**Problem to solve:** Would you repeat the listing exactly but omit every picture?

**Information shown:**
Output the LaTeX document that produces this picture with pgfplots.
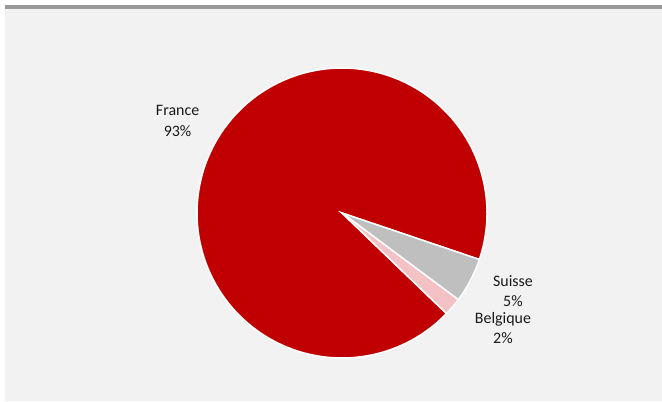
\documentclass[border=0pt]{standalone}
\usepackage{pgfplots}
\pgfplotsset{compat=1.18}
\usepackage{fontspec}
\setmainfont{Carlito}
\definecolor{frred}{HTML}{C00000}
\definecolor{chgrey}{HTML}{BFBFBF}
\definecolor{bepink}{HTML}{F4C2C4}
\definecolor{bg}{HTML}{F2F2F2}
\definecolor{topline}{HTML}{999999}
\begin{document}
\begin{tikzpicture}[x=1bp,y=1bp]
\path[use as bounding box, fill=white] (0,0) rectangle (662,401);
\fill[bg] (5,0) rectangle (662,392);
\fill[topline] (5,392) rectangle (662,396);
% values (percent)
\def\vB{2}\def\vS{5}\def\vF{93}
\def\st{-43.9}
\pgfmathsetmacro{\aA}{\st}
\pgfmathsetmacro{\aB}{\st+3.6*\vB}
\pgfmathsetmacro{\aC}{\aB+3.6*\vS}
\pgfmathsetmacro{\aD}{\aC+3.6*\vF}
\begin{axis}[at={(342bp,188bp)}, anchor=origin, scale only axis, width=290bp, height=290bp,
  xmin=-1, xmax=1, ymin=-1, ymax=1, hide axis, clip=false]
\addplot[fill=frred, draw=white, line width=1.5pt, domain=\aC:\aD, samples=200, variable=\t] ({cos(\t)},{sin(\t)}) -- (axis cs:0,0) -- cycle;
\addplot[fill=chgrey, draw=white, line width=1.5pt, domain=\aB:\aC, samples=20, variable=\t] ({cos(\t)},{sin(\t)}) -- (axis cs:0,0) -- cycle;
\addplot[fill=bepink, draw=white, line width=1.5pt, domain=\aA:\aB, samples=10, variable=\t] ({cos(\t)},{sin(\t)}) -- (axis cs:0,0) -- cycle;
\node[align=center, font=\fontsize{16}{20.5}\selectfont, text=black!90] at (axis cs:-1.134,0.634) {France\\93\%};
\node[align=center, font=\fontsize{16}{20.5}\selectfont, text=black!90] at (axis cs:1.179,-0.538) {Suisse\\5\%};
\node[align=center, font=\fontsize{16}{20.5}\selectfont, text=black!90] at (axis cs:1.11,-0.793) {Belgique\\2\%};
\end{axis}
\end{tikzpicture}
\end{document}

**Expected answer:**
Output the LaTeX document that produces this picture with pgfplots.
\documentclass[border=0pt]{standalone}
\usepackage{pgfplots}
\pgfplotsset{compat=1.18}
\usepackage{fontspec}
\setmainfont{Carlito}
\definecolor{frred}{HTML}{C00000}
\definecolor{chgrey}{HTML}{BFBFBF}
\definecolor{bepink}{HTML}{F4C2C4}
\definecolor{bg}{HTML}{F2F2F2}
\definecolor{topline}{HTML}{999999}
\begin{document}
\begin{tikzpicture}[x=1bp,y=1bp]
\path[use as bounding box, fill=white] (0,0) rectangle (662,401);
\fill[bg] (5,0) rectangle (662,392);
\fill[topline] (5,392) rectangle (662,396);
% values (percent)
\def\vB{2}\def\vS{5}\def\vF{93}
\def\st{-43.9}
\pgfmathsetmacro{\aA}{\st}
\pgfmathsetmacro{\aB}{\st+3.6*\vB}
\pgfmathsetmacro{\aC}{\aB+3.6*\vS}
\pgfmathsetmacro{\aD}{\aC+3.6*\vF}
\begin{axis}[at={(342bp,188bp)}, anchor=origin, scale only axis, width=290bp, height=290bp,
  xmin=-1, xmax=1, ymin=-1, ymax=1, hide axis, clip=false]
\addplot[fill=frred, draw=white, line width=1.5pt, domain=\aC:\aD, samples=200, variable=\t] ({cos(\t)},{sin(\t)}) -- (axis cs:0,0) -- cycle;
\addplot[fill=chgrey, draw=white, line width=1.5pt, domain=\aB:\aC, samples=20, variable=\t] ({cos(\t)},{sin(\t)}) -- (axis cs:0,0) -- cycle;
\addplot[fill=bepink, draw=white, line width=1.5pt, domain=\aA:\aB, samples=10, variable=\t] ({cos(\t)},{sin(\t)}) -- (axis cs:0,0) -- cycle;
\node[align=center, font=\fontsize{16}{20.5}\selectfont, text=black!90] at (axis cs:-1.134,0.634) {France\\93\%};
\node[align=center, font=\fontsize{16}{20.5}\selectfont, text=black!90] at (axis cs:1.179,-0.538) {Suisse\\5\%};
\node[align=center, font=\fontsize{16}{20.5}\selectfont, text=black!90] at (axis cs:1.11,-0.793) {Belgique\\2\%};
\end{axis}
\end{tikzpicture}
\end{document}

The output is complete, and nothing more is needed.